In this talk I will present a new approach for certifying SAT solvers where an un-trusted, industrial-strength, SAT solver is plugged into a trusted, formally certified, SAT proof checker to provide an industrial-strength formally certified SAT solver --- SHRUTI. The three key novelties of our approach are:
1. Our checker is formally designed and proven correct in an LCF style proof assistant and is automatically extracted from the proof assistant.
2. It is used as a standalone executable program independent of any supporting theorem prover, and
3. It certifies any SAT solver respecting the agreed format for satisfiable and unsatisfiable claims.

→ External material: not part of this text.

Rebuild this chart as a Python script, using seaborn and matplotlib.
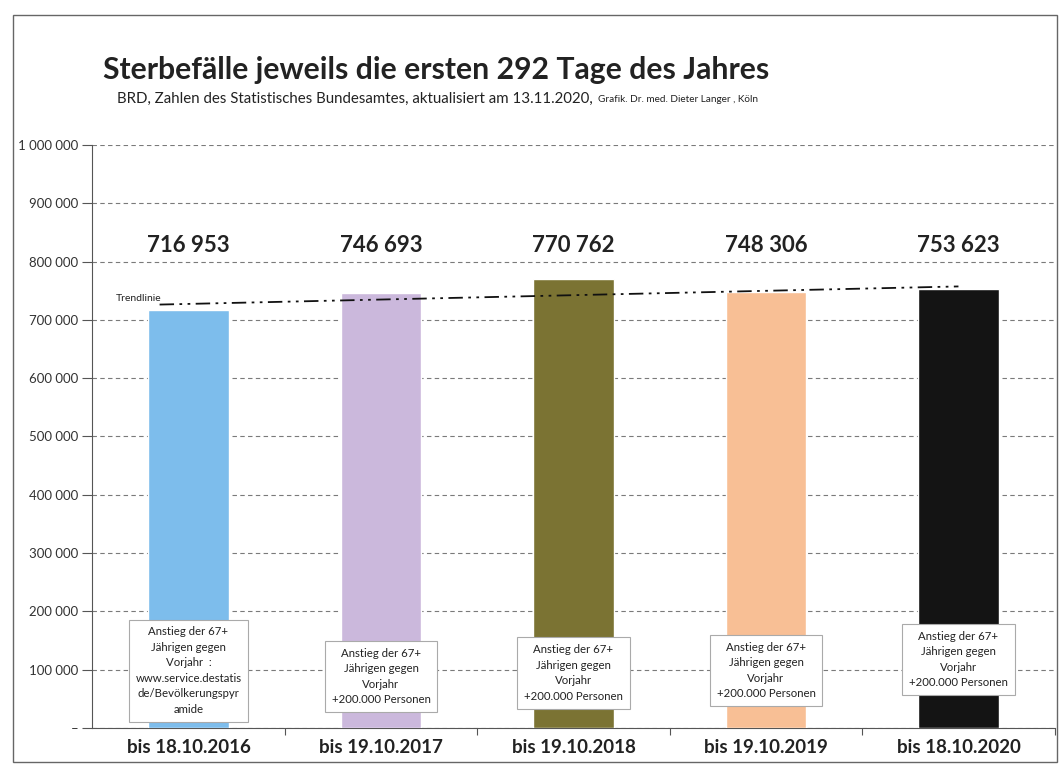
import numpy as np
import pandas as pd
import matplotlib
matplotlib.use("Agg")
import matplotlib.pyplot as plt
import seaborn as sns
from matplotlib.patches import Rectangle

periods = ["bis 18.10.2016", "bis 19.10.2017", "bis 19.10.2018", "bis 19.10.2019", "bis 18.10.2020"]
deaths = [716953, 746693, 770762, 748306, 753623]
value_labels = ["716 953", "746 693", "770 762", "748 306", "753 623"]
bar_colors = ["#7dbdec", "#cbb8dc", "#7b7333", "#f8bf95", "#141414"]
notes = [
    "Anstieg der 67+\nJährigen gegen\nVorjahr  :\nwww.service.destatis\nde/Bevölkerungspyr\namide",
    "Anstieg der 67+\nJährigen gegen\nVorjahr\n+200.000 Personen",
    "Anstieg der 67+\nJährigen gegen\nVorjahr\n+200.000 Personen",
    "Anstieg der 67+\nJährigen gegen\nVorjahr\n+200.000 Personen",
    "Anstieg der 67+\nJährigen gegen\nVorjahr\n+200.000 Personen",
]
note_y = [98000, 88000, 94000, 98000, 117000]
y_ticks = [0, 100000, 200000, 300000, 400000, 500000, 600000, 700000, 800000, 900000, 1000000]
y_tick_labels = ["–", "100 000", "200 000", "300 000", "400 000", "500 000",
                 "600 000", "700 000", "800 000", "900 000", "1 000 000"]

sns.set_theme(style="white")
plt.rcParams["font.family"] = ["Lato", "DejaVu Sans"]

fig = plt.figure(figsize=(10.6, 7.71), dpi=100)
ax = fig.add_axes([0.087, 0.056, 0.908, 0.756])

df = pd.DataFrame({"period": periods, "deaths": deaths})
sns.barplot(data=df, x="period", y="deaths", hue="period", palette=bar_colors,
            width=0.42, legend=False, ax=ax, zorder=3, saturation=1)

ax.set_ylim(0, 1000000)
ax.set_xlim(-0.5, 4.5)
ax.set_yticks(y_ticks)
ax.set_yticklabels(y_tick_labels, fontsize=9.5, color="#333333")
ax.yaxis.grid(True, linestyle=(0, (4, 3)), color="#7a7a7a", linewidth=0.8, zorder=0)
ax.xaxis.grid(False)
ax.set_xlabel("")
ax.set_ylabel("")
ax.tick_params(axis="y", which="major", length=7, width=0.8, color="#555555", left=True, pad=3)
ax.tick_params(axis="x", which="major", length=0, pad=8)
ax.set_xticks(np.arange(5))
ax.set_xticklabels(periods, fontsize=13.5, fontweight="bold", color="#222222")
ax.set_xticks(np.arange(0.5, 4.6, 1), minor=True)
ax.tick_params(axis="x", which="minor", length=5, width=0.8, color="#555555", bottom=True)
for s in ["top", "right"]:
    ax.spines[s].set_visible(False)
ax.spines["left"].set_color("#555555")
ax.spines["left"].set_linewidth(0.8)
ax.spines["bottom"].set_color("#555555")
ax.spines["bottom"].set_linewidth(0.8)

# value labels
for i, lab in enumerate(value_labels):
    ax.text(i, 828000, lab, ha="center", va="center", fontsize=16, fontweight="bold", color="#222222")

# trend line (least squares through the data)
xs = np.arange(len(deaths))
coef = np.polyfit(xs, deaths, 1)
tx = np.array([-0.15, 4.0])
ax.plot(tx, np.polyval(coef, tx) - 5000, color="#111111", linewidth=1.3,
        linestyle=(0, (8, 3, 1.5, 3, 1.5, 3)), zorder=4)
ax.text(-0.38, np.polyval(coef, -0.15) - 2000, "Trendlinie", fontsize=7.5, color="#222222",
        ha="left", va="bottom")

# note boxes
for i, (n, yy) in enumerate(zip(notes, note_y)):
    ax.text(i, yy, n, ha="center", va="center", fontsize=8.2, color="#222222", linespacing=1.5,
            zorder=5, bbox=dict(boxstyle="square,pad=0.6", facecolor="white", edgecolor="#aaaaaa", linewidth=0.8))

# title and subtitle
fig.text(0.097, 0.909, "Sterbefälle jeweils die ersten 292 Tage des Jahres", fontsize=21.7,
         fontweight="bold", color="#222222", ha="left", va="center")
t1 = fig.text(0.110, 0.872, "BRD, Zahlen des Statistisches Bundesamtes, aktualisiert am 13.11.2020,",
              fontsize=10.8, color="#222222", ha="left", va="center")
fig.canvas.draw()
bb = t1.get_window_extent(renderer=fig.canvas.get_renderer())
x_end = bb.x1 / fig.bbox.width
fig.text(x_end + 0.005, 0.871, "Grafik. Dr. med. Dieter Langer , Köln", fontsize=7.2,
         color="#222222", ha="left", va="center")

# page frame
fig.patches.append(Rectangle((0.012, 0.012), 0.985, 0.968, transform=fig.transFigure,
                             fill=False, edgecolor="#666666", linewidth=1.0))

fig.savefig("out.png", dpi=100, facecolor="white")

The main part of our work involves implementing a certified proof checker for unsatisfiable claims that is formally designed, verified, and implemented inside Coq. I will present its design and outline the correctness aspects in the talk, and show evaluation results of SHRUTI on a representative set of industrial benchmarks from the SAT Race Competition. The performance results demonstrate that whilst SHRUTI is slower (~2.5 times) than the uncertified solvers PicoSAT/Tracecheck and zChaff/ZVerify it is faster (upto 32 times) than the previously developed certified checker implemented on top of the HOL 4 theorem prover.